- آہت
- Directed by: Mohammad Javed Fazil
- Written by: Syed Noor
- Produced by: Atta Buzdar
- Starring: Nadeem; Shabnam; Waheed Murad; Bindiya;
- Music by: Robin Ghosh
- Distributed by: Buzdar Productions
- Release date: 16 April 1982;
- Running time: 150 minutes
- Country: Pakistan
- Language: Urdu

= Aahat (Pakistani film) =

Pakistani film

Aahat is a 1982 Pakistani film written by Syed Noor and directed by Mohammad Javed Fazil. It was produced by Atta Buzdar. It stars Nadeem, Shabnam, Waheed Murad and Bindiya in leading roles.

== Plot ==
A young boy Faraz goes abroad for further education leaving behind his waiting beloved Samina. Faraz childhood friend Bauli (Bindiya) is heartbroken and spends her time alone lost in her thoughts.

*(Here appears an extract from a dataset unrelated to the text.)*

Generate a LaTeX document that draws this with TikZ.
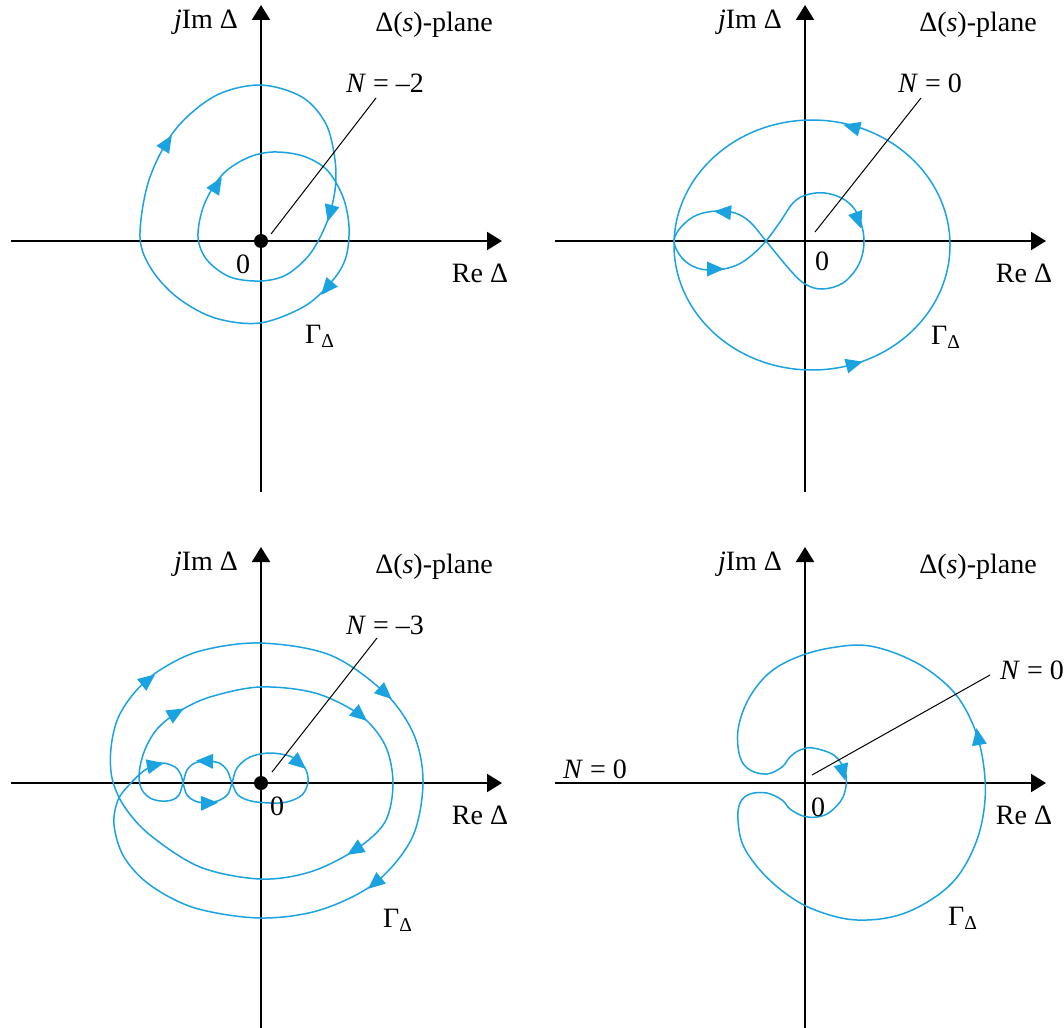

With almost no contact for several years, he comes back to find out that things have drastically changed in his absence and learns that his beloved is now married to her cousin Asif (Waheed).

== Cast ==
- Nadeem as Faraz
- Shabnam as Samina
- Waheed Murad as Asif
- Bindiya as Bauli
- Najma Mehboob as Maria
- Nanha as Davidson
- Jameel Fakhri as Fakhri
- Agha Talish as Seth Firasat Ali
- Abid Kashmiri as Office worker
- Romana as Gulshan
- Saqi as Sahib
- Anwar Ali as Seth Zakaria Polani

== Music ==

Aahat
| No. | Title | Singer (s) | Length |
|---|---|---|---|
| 1. | "Chamman Chamman, Kali Kali, Dagar Dagar, Gali Gali" | Akhlaq Ahmed | 5:43 |
| 2. | "Rut Aae Rut Jaae Re" | Nayyara Noor | 3:00 |
| 3. | "Waada Hai, Waada Ka" | Nayyara Noor & A. Nayyar | 4:30 |
| 4. | "Waada Hai, Waada Ko Na Toren Gay Kabhi" | A. Nayyar & Nayyara Noor | 6:28 |
| 5. | "Yaad-e-Mazi Azab Hai, YA Khuda, Cheen Lay Mujh Say Mera Hafza" | Mehdi Hassan & Nayyara Noor | 4:00 |

== Accolades ==

| Year | Award | Category | Result | Recipients and nominees | Ref. |
|---|---|---|---|---|---|
| 1982 | National Academy Award | Best Supporting Actor | Won | Waheed Murad |  |

== Reception ==
The film was released on 16 April 1982, and it was a Silver Jubilee hit at the box office.